# [PROBLEM]
Below are records; please write out exactly the lines from the first line through the line containing "(40,75) -- cycle;", with no pictures.

━━━━━ GIVEN RECORDS

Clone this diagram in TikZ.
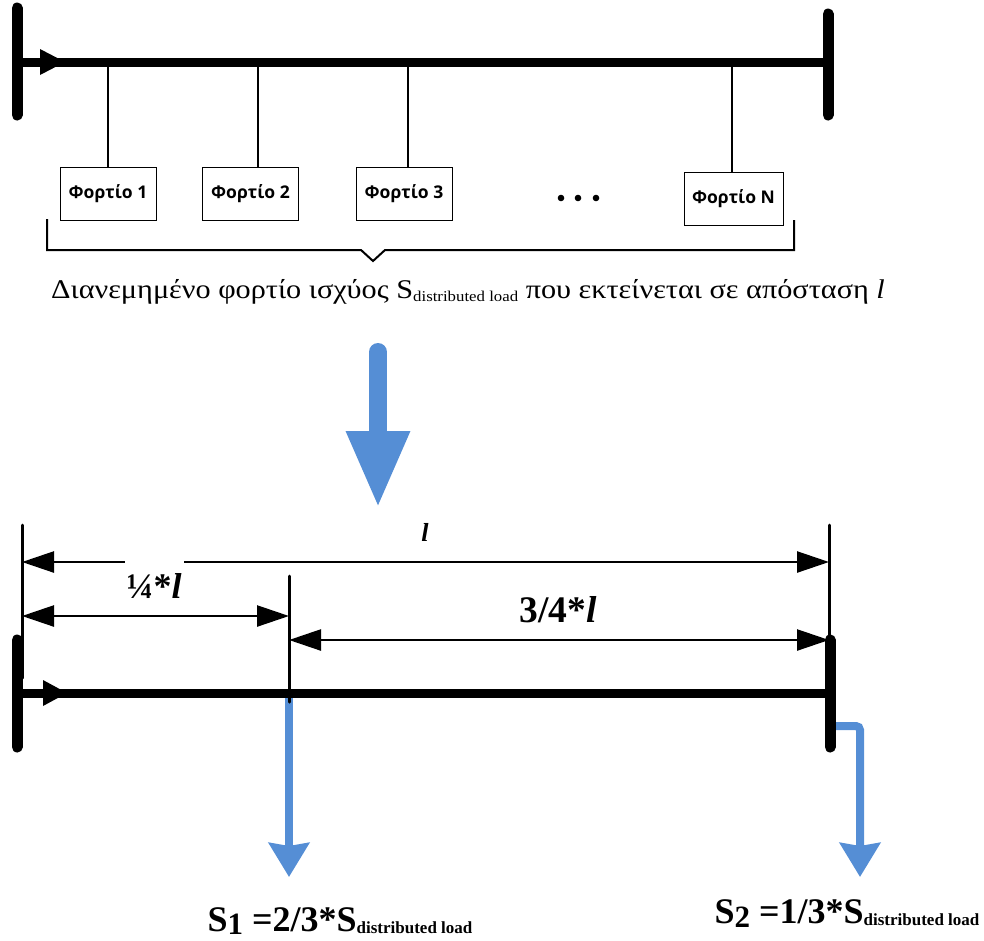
\documentclass[tikz,border=0pt]{standalone}
\usepackage{fontspec}
\setmainfont{Liberation Serif}
\newfontfamily\loadfont{Open Sans}
\newfontfamily\captionfont[FakeStretch=1.12]{Liberation Serif}
\usetikzlibrary{arrows.meta}
\definecolor{flowblue}{RGB}{85,142,213}
\newcommand{\lowsub}[3]{\raisebox{#1}{\fontsize{#2}{#2}\selectfont #3}}
\tikzset{
  busline/.style={line width=9pt},
  busbar/.style={line width=11pt, line cap=round},
  tap/.style={line width=2pt},
  loadbox/.style={draw, line width=1pt, minimum width=96pt, minimum height=53pt,
    inner sep=0pt, font=\loadfont\bfseries\fontsize{17.5}{17.5}\selectfont},
  brace/.style={line width=2pt},
  extline/.style={line width=3pt, line cap=round},
  dimline/.style={line width=2.5pt, {Triangle[length=32pt,width=21pt]}-{Triangle[length=32pt,width=21pt]}},
  feeder/.style={flowblue, line width=8pt, -{Stealth[length=34pt,width=40pt,inset=3pt]}},
  dimlabel/.style={inner sep=0pt, font=\bfseries}
}
\begin{document}
\begin{tikzpicture}[x=1pt,y=-1pt]
\useasboundingbox (0,0) rectangle (984,940);

% ---------- upper feeder with N discrete loads ----------
\coordinate (topL) at (17,62);
\coordinate (topR) at (828,62);
\draw[busline] (topL) -- (topR);
\draw[busbar] (17,8) -- (17,115);
\draw[busbar] (828,14) -- (828,115);
\fill (40,49) -- (65,62) -- (40,75) -- cycle;

\node[loadbox] (load1) at (108,194) {Φορτίο 1};
\node[loadbox] (load2) at (250.5,194) {Φορτίο 2};
\node[loadbox] (load3) at (404,194) {Φορτίο 3};
\node[loadbox, minimum width=99pt] (loadN) at (733.5,198.5) {Φορτίο N};
\coordinate (tap1) at (108,62);
\coordinate (tap2) at (258,62);
\coordinate (tap3) at (407.5,62);
\coordinate (tapN) at (732,62);
\foreach \n in {1,2,3,N}{
  \draw[tap] (tap\n) -- (tap\n |- load\n.north);
}
\foreach \x in {561,578,596}{ \fill (\x,198) circle (3.3pt); }

\draw[brace] (47,219) -- (47,250) -- (361,250) -- (373,261) -- (385,250) -- (794,250) -- (794,220);

\node[inner sep=0pt, font=\captionfont\fontsize{27}{27}\selectfont] (caption) at (468,292)
  {Διανεμημένο φορτίο ισχύος S\lowsub{-3pt}{15}{distributed load} που εκτείνεται σε απόσταση \textit{l}};

% ---------- transformation arrow ----------
\coordinate (bigtop) at (378,352);
\coordinate (bigtip) at (378,508);
\draw[flowblue, line width=18pt, line cap=round, -{Triangle[length=77pt,width=59pt]}] (bigtop) -- (bigtip);

% ---------- equivalent feeder with two lumped loads ----------
\coordinate (botL) at (17,693);
\coordinate (botR) at (830,693);
\coordinate (tapA) at (289,693);

\draw[feeder] (tapA) -- (289,877) coordinate (s1tip);
\draw[feeder, rounded corners=4pt] (830,726) -- (860,726) -- (860,877) coordinate (s2tip);

\draw[busline] (botL) -- (botR);
\draw[busbar] (17,640) -- (17,747);
\draw[busbar] (830,640) -- (830,747);
\fill (43,680) -- (67,693) -- (43,706) -- cycle;

\coordinate (extL) at (22,525);
\coordinate (extM) at (289,576);
\coordinate (extR) at (829,525);
\draw[extline] (extL) -- (22,678);
\draw[extline] (extM) -- (289,702);
\draw[extline] (extR) -- (829,640);

\draw[dimline] (extL |- 0,562) -- (extR |- 0,562);
\draw[dimline] (extL |- 0,616) -- (extM |- 0,616);
\draw[dimline] (extM |- 0,640) -- (extR |- 0,640);

\node[dimlabel, font=\bfseries\fontsize{26}{26}\selectfont] (lenAll) at (425,532) {\textit{l}};
\node[dimlabel, anchor=base, fill=white, inner xsep=2pt, inner ysep=0pt,
  text height=38pt, font=\bfseries\fontsize{36}{36}\selectfont] (lenQ) at (154,598) {¼*\textit{l}};
\node[dimlabel, anchor=base, font=\bfseries\fontsize{37.5}{37.5}\selectfont] (lenTQ) at (558,622) {3/4*\textit{l}};

\node[dimlabel, anchor=base, font=\bfseries\fontsize{36}{36}\selectfont] (s1) at (340,931)
  {S\lowsub{-3pt}{31}{1} =2/3*S\lowsub{-2pt}{17}{distributed load}};
\node[dimlabel, anchor=base, font=\bfseries\fontsize{36}{36}\selectfont] (s2) at (847,923)
  {S\lowsub{-4pt}{31}{2} =1/3*S\lowsub{-2pt}{17}{distributed load}};
\end{tikzpicture}
\end{document}
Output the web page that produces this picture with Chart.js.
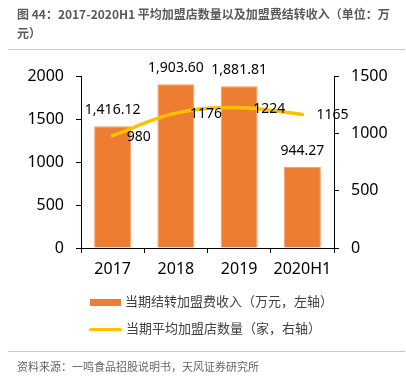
<!DOCTYPE html>
<html>
<head>
<meta charset="utf-8">
<script src="https://cdn.jsdelivr.net/npm/chart.js@4.4.1/dist/chart.umd.min.js"></script>
<style>
  html,body{margin:0;padding:0;background:#fff;}
  #wrap{position:relative;width:406px;height:387px;overflow:hidden;font-family:"Noto Sans","Noto Sans CJK SC",sans-serif;}
  #c{position:absolute;left:0;top:0;}
  .title{position:absolute;left:17px;top:4px;width:385px;font-size:12px;line-height:19px;font-weight:bold;color:#595959;font-family:"Noto Sans CJK SC","Noto Sans",sans-serif;}
  .rule{position:absolute;left:8px;width:397px;height:0;border-top:1.5px solid #F9BE8C;}
  .src{position:absolute;left:17px;top:358px;font-size:11px;line-height:16px;color:#666;font-family:"Noto Sans CJK SC",sans-serif;}
  .leg{position:absolute;left:89px;font-size:13px;line-height:18px;color:#404040;font-family:"Noto Sans CJK SC",sans-serif;white-space:nowrap;}
  .leg .sw{display:inline-block;vertical-align:middle;margin-right:4px;}
</style>
</head>
<body>
<div id="wrap">
  <canvas id="c" width="406" height="387"></canvas>
  <div class="title">图 44：2017-2020H1 平均加盟店数量以及加盟费结转收入（单位：万元）</div>
  <div class="rule" style="top:49px"></div>
  <div class="leg" style="top:292px"><span class="sw" style="width:31px;height:7px;background:#ED7D31;margin-left:1px;"></span><span id="l1"></span></div>
  <div class="leg" style="top:319px"><span class="sw" style="width:33px;height:3px;background:#FFC000;border-radius:2px;"></span><span id="l2"></span></div>
  <div class="rule" style="top:351px"></div>
  <div class="src">资料来源：一鸣食品招股说明书，天风证券研究所</div>
</div>
<script>
const categories = ["2017", "2018", "2019", "2020H1"];
const feeIncome = [1416.12, 1903.60, 1881.81, 944.27];
const storeCount = [980, 1176, 1224, 1165];
const leftTicks = [0, 500, 1000, 1500, 2000];
const rightTicks = [0, 500, 1000, 1500];
const seriesNames = ["当期结转加盟费收入（万元，左轴）", "当期平均加盟店数量（家，右轴）"];

document.getElementById('l1').textContent = seriesNames[0];
document.getElementById('l2').textContent = seriesNames[1];

const fmt2 = v => v.toLocaleString('en-US', {minimumFractionDigits: 2, maximumFractionDigits: 2});

const labelPlugin = {
  id: 'labels',
  afterDatasetsDraw(chart) {
    const ctx = chart.ctx;
    ctx.save();
    ctx.font = '14px "Noto Sans", sans-serif';
    ctx.fillStyle = '#000';
    const bars = chart.getDatasetMeta(1).data;
    ctx.textAlign = 'center';
    ctx.textBaseline = 'middle';
    bars.forEach((b, i) => {
      ctx.fillText(fmt2(feeIncome[i]), b.x, b.y - 16);
    });
    const pts = chart.getDatasetMeta(0).data;
    ctx.textAlign = 'left';
    pts.forEach((p, i) => {
      ctx.fillText(String(storeCount[i]), p.x + 14, p.y + 1);
    });
    ctx.restore();
  }
};

const axisCommon = {
  grid: {drawOnChartArea: false, drawTicks: true, tickLength: 5, color: '#000'},
  border: {color: '#000', width: 1},
};
const tickFont = {size: 16, family: '"Noto Sans", sans-serif'};

new Chart(document.getElementById('c'), {
  type: 'bar',
  data: {
    labels: categories,
    datasets: [
      {
        type: 'line',
        label: seriesNames[1],
        data: storeCount,
        yAxisID: 'y1',
        borderColor: '#FFC000',
        borderWidth: 3.5,
        pointRadius: 0,
        tension: 0.4,
        borderCapStyle: 'round',
        fill: false,
        order: 0
      },
      {
        type: 'bar',
        label: seriesNames[0],
        data: feeIncome,
        yAxisID: 'y',
        backgroundColor: '#ED7D31',
        borderColor: '#F4A070',
        borderWidth: 1,
        categoryPercentage: 1,
        barPercentage: 0.585,
        order: 1
      }
    ]
  },
  options: {
    responsive: false,
    animation: false,
    devicePixelRatio: 1,
    layout: {padding: {top: 76, left: 0, right: 0, bottom: 0}},
    plugins: {legend: {display: false}, tooltip: {enabled: false}},
    scales: {
      x: {
        ...axisCommon,
        grid: {...axisCommon.grid, offset: true},
        ticks: {color: '#000', font: tickFont, padding: 7, maxRotation: 0},
        afterFit(s) { s.height = 139; }
      },
      y: {
        ...axisCommon,
        position: 'left',
        min: 0, max: 2000,
        afterBuildTicks(s) { s.ticks = leftTicks.map(v => ({value: v})); },
        ticks: {color: '#000', font: tickFont, padding: 12, callback: v => String(v)},
        afterFit(s) { s.width = 81; }
      },
      y1: {
        ...axisCommon,
        position: 'right',
        min: 0, max: 1500,
        afterBuildTicks(s) { s.ticks = rightTicks.map(v => ({value: v})); },
        ticks: {color: '#000', font: tickFont, padding: 12, callback: v => String(v)},
        afterFit(s) { s.width = 72; }
      }
    }
  },
  plugins: [labelPlugin]
});
</script>
</body>
</html>
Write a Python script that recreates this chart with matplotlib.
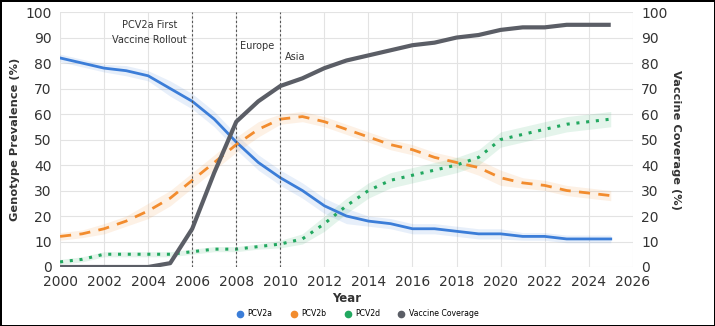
import matplotlib.pyplot as plt
import numpy as np

years = list(range(2000, 2026))

pcv2a = [82, 80, 78, 77, 75, 70, 65, 58, 49, 41, 35, 30, 24, 20, 18, 17,
         15, 15, 14, 13, 13, 12, 12, 11, 11, 11]
pcv2b = [12, 13, 15, 18, 22, 27, 34, 41, 48, 54, 58, 59, 57, 54, 51, 48,
         46, 43, 41, 39, 35, 33, 32, 30, 29, 28]
pcv2d = [2, 3, 5, 5, 5, 5, 6, 7, 7, 8, 9, 11, 17, 24, 30, 34,
         36, 38, 40, 43, 50, 52, 54, 56, 57, 58]
coverage = [0, 0, 0, 0, 0, 1.5, 15, 37, 57, 65, 71, 74, 78, 81, 83, 85,
            87, 88, 90, 91, 93, 94, 94, 95, 95, 95]

# half width of the shaded bands
band_a = [1.5, 1.5, 1.5, 2, 2, 3, 3, 3, 3, 3, 3, 3, 3, 3, 2, 2,
          2, 2, 2, 2, 2, 1.5, 1.5, 1.5, 1.5, 1.5]
band_b = [1.5, 1.5, 2, 2, 3, 3, 3, 3, 3, 3, 2, 2, 2, 2, 2, 2,
          2, 2, 2, 3, 3, 2, 2, 2, 2, 2]
band_d = [1, 1, 1, 1, 1, 1, 1, 1, 1, 1, 1.5, 2, 3, 3, 3, 3,
          3, 3, 3, 3, 3, 3, 3, 3, 3, 3]

events = [2006, 2008, 2010]
event_labels = ["PCV2a First\nVaccine Rollout", "Europe", "Asia"]

c_a = "#3b7dd8"
c_b = "#f28c2e"
c_d = "#22a860"
c_v = "#5b5e66"
txt = "#333333"

fig = plt.figure(figsize=(7.15, 3.26), dpi=100)
fig.patch.set_edgecolor("black")
fig.patch.set_linewidth(2)
ax = fig.add_axes([0.084, 0.181, 0.801, 0.782])
ax2 = ax.twinx()

x = np.array(years)
for vals, band, col in [(pcv2a, band_a, c_a), (pcv2b, band_b, c_b), (pcv2d, band_d, c_d)]:
    v = np.array(vals)
    b = np.array(band)
    ax.fill_between(x, v - b, v + b, color=col, alpha=0.12, lw=0)

ax.plot(x, pcv2a, color=c_a, lw=2, label="PCV2a")
ax.plot(x, pcv2b, color=c_b, lw=2, ls=(0, (4, 3)), label="PCV2b")
ax.plot(x, pcv2d, color=c_d, lw=2.2, ls=(0, (1, 2.2)), label="PCV2d")
ax2.plot(x, coverage, color=c_v, lw=3, solid_capstyle="butt", label="Vaccine Coverage")

for yr in events:
    ax.axvline(yr, color="#555555", lw=0.8, ls=(0, (2, 2)))
ax.text(2005.75, 97, event_labels[0], ha="right", va="top", fontsize=7,
        color=txt, linespacing=1.6, multialignment="center")
ax.text(2008.15, 86.5, event_labels[1], ha="left", va="center", fontsize=7, color=txt)
ax.text(2010.2, 82.3, event_labels[2], ha="left", va="center", fontsize=7, color=txt)

for a in (ax, ax2):
    a.set_ylim(0, 100)
    a.set_yticks(range(0, 101, 10))
    a.tick_params(length=0, labelsize=10, colors=txt, pad=6)
    for s in a.spines.values():
        s.set_visible(False)
ax.set_xlim(2000, 2026)
ax.set_xticks(range(2000, 2027, 2))
ax.grid(True, color="#e3e3e3", lw=0.8)
ax.set_axisbelow(True)

ax.set_xlabel("Year", fontsize=8.5, fontweight="bold", color=txt, labelpad=2)
ax.set_ylabel("Genotype Prevalence (%)", fontsize=8.2, fontweight="bold", color=txt,
              labelpad=4)
ax2.set_ylabel("Vaccine Coverage (%)", fontsize=8.2, fontweight="bold", color=txt,
               rotation=270, labelpad=10)

handles = []
for col, lab in [(c_a, "PCV2a"), (c_b, "PCV2b"), (c_d, "PCV2d"), (c_v, "Vaccine Coverage")]:
    handles.append(plt.Line2D([], [], marker="o", ls="", color=col, markersize=4.5, label=lab))
fig.legend(handles=handles, loc="center", bbox_to_anchor=(0.5, 0.037), ncol=4,
           frameon=False, fontsize=5.6, handlelength=1, handletextpad=0.5,
           columnspacing=2.2)

fig.savefig("out.png", dpi=100)
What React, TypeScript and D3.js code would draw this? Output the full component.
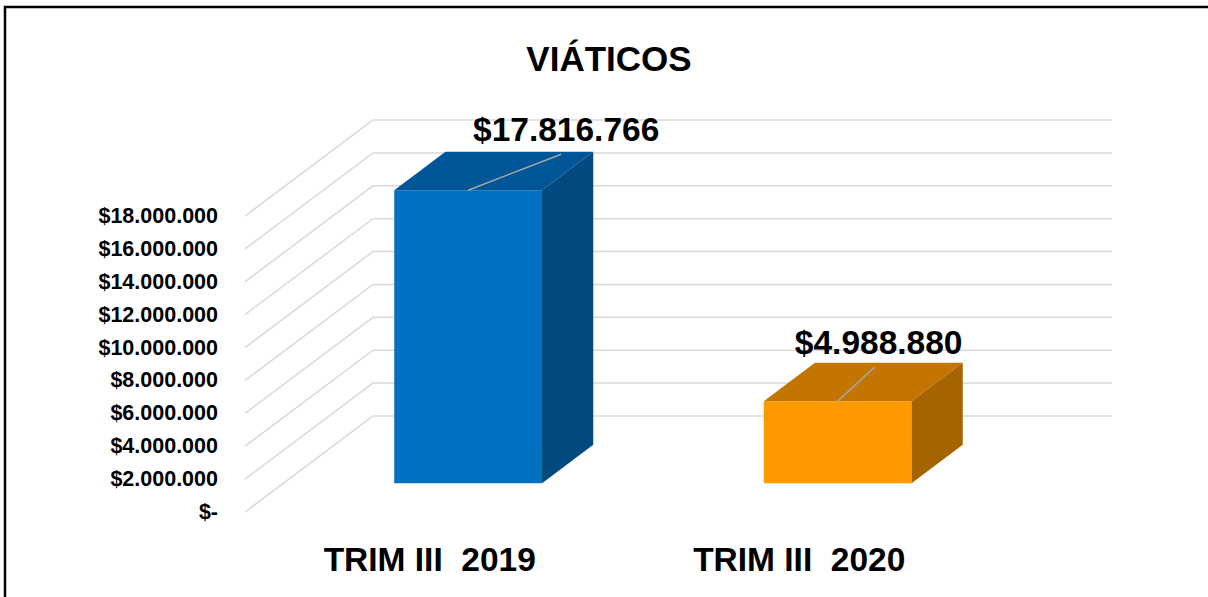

━━━━━━━━━━

# [WRITTEN RESPONSE]
Clone this diagram in TikZ.
\documentclass[tikz,border=0pt]{standalone}
\usepackage{fontspec}
\setmainfont{Liberation Serif}
\newfontfamily\loadfont{Open Sans}
\newfontfamily\captionfont[FakeStretch=1.12]{Liberation Serif}
\usetikzlibrary{arrows.meta}
\definecolor{flowblue}{RGB}{85,142,213}
\newcommand{\lowsub}[3]{\raisebox{#1}{\fontsize{#2}{#2}\selectfont #3}}
\tikzset{
  busline/.style={line width=9pt},
  busbar/.style={line width=11pt, line cap=round},
  tap/.style={line width=2pt},
  loadbox/.style={draw, line width=1pt, minimum width=96pt, minimum height=53pt,
    inner sep=0pt, font=\loadfont\bfseries\fontsize{17.5}{17.5}\selectfont},
  brace/.style={line width=2pt},
  extline/.style={line width=3pt, line cap=round},
  dimline/.style={line width=2.5pt, {Triangle[length=32pt,width=21pt]}-{Triangle[length=32pt,width=21pt]}},
  feeder/.style={flowblue, line width=8pt, -{Stealth[length=34pt,width=40pt,inset=3pt]}},
  dimlabel/.style={inner sep=0pt, font=\bfseries}
}
\begin{document}
\begin{tikzpicture}[x=1pt,y=-1pt]
\useasboundingbox (0,0) rectangle (984,940);

% ---------- upper feeder with N discrete loads ----------
\coordinate (topL) at (17,62);
\coordinate (topR) at (828,62);
\draw[busline] (topL) -- (topR);
\draw[busbar] (17,8) -- (17,115);
\draw[busbar] (828,14) -- (828,115);
\fill (40,49) -- (65,62) -- (40,75) -- cycle;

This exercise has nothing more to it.